# Exercise description
Quote every line from the top of the listing down to and including the line that contains "import plotly.graph_objects as go".
----- Data -----
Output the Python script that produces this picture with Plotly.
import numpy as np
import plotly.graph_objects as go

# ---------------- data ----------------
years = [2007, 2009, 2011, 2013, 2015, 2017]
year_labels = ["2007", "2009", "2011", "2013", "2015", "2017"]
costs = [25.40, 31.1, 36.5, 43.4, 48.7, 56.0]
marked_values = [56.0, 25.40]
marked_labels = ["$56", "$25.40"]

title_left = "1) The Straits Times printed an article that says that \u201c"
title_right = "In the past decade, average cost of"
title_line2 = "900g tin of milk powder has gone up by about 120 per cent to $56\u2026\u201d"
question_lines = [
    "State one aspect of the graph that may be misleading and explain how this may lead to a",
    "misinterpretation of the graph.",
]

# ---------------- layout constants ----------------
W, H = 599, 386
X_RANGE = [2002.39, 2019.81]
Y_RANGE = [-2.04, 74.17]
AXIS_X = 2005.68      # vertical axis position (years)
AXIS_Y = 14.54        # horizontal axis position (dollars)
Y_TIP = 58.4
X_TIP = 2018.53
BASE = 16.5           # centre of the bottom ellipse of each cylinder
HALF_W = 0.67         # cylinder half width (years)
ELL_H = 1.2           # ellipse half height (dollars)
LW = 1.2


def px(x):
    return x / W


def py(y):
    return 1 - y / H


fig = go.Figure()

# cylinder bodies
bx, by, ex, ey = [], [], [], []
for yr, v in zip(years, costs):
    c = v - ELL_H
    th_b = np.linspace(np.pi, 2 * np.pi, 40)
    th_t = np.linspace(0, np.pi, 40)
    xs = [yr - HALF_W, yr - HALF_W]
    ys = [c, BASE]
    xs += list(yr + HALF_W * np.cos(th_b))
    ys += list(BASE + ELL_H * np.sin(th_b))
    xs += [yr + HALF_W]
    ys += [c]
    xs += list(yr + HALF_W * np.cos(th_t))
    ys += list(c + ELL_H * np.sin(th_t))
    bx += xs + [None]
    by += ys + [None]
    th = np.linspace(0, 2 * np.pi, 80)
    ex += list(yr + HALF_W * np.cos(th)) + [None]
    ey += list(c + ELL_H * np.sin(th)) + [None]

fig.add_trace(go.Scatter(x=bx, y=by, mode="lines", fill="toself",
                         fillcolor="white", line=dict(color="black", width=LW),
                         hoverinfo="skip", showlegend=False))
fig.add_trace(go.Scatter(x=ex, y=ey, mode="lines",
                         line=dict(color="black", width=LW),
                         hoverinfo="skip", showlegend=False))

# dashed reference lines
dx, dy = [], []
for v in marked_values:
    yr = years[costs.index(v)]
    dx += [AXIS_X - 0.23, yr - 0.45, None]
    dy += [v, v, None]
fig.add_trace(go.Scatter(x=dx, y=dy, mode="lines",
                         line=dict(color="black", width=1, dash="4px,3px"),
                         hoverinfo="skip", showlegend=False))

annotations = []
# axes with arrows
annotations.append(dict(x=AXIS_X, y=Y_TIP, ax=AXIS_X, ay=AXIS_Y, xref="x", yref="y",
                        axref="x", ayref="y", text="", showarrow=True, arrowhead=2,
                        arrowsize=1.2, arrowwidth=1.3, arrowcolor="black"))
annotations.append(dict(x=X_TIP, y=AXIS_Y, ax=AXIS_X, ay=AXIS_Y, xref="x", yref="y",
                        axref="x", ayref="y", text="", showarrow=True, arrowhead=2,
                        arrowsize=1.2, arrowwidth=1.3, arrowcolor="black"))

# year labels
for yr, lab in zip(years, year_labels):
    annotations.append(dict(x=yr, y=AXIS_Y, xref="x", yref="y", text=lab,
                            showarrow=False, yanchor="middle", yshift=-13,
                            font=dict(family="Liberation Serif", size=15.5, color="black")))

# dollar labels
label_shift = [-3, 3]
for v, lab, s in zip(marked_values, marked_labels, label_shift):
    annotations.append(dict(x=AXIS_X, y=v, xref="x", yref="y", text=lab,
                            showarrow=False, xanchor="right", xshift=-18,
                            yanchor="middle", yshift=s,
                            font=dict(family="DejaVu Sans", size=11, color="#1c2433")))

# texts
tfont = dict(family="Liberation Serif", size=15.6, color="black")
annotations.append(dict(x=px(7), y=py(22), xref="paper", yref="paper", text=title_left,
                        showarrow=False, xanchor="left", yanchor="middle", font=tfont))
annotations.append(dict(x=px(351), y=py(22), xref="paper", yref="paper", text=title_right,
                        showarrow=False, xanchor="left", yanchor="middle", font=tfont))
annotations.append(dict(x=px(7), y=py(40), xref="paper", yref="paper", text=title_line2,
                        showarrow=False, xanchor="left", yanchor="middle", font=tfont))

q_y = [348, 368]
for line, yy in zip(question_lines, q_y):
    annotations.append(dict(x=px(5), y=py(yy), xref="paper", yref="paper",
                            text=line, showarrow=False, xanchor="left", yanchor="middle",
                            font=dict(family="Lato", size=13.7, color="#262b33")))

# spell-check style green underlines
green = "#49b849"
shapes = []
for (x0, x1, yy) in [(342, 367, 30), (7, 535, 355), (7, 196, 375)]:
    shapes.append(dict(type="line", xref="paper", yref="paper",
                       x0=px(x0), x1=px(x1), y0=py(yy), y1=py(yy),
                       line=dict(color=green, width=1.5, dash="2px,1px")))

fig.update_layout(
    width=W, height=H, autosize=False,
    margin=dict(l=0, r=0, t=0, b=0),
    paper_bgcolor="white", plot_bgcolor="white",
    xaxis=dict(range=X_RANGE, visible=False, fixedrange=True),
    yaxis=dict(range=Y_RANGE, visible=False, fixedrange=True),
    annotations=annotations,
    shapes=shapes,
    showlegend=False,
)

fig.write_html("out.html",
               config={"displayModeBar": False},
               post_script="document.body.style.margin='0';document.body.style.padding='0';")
-----
# Output of the task
Output the Python script that produces this picture with Plotly.
import numpy as np
import plotly.graph_objects as go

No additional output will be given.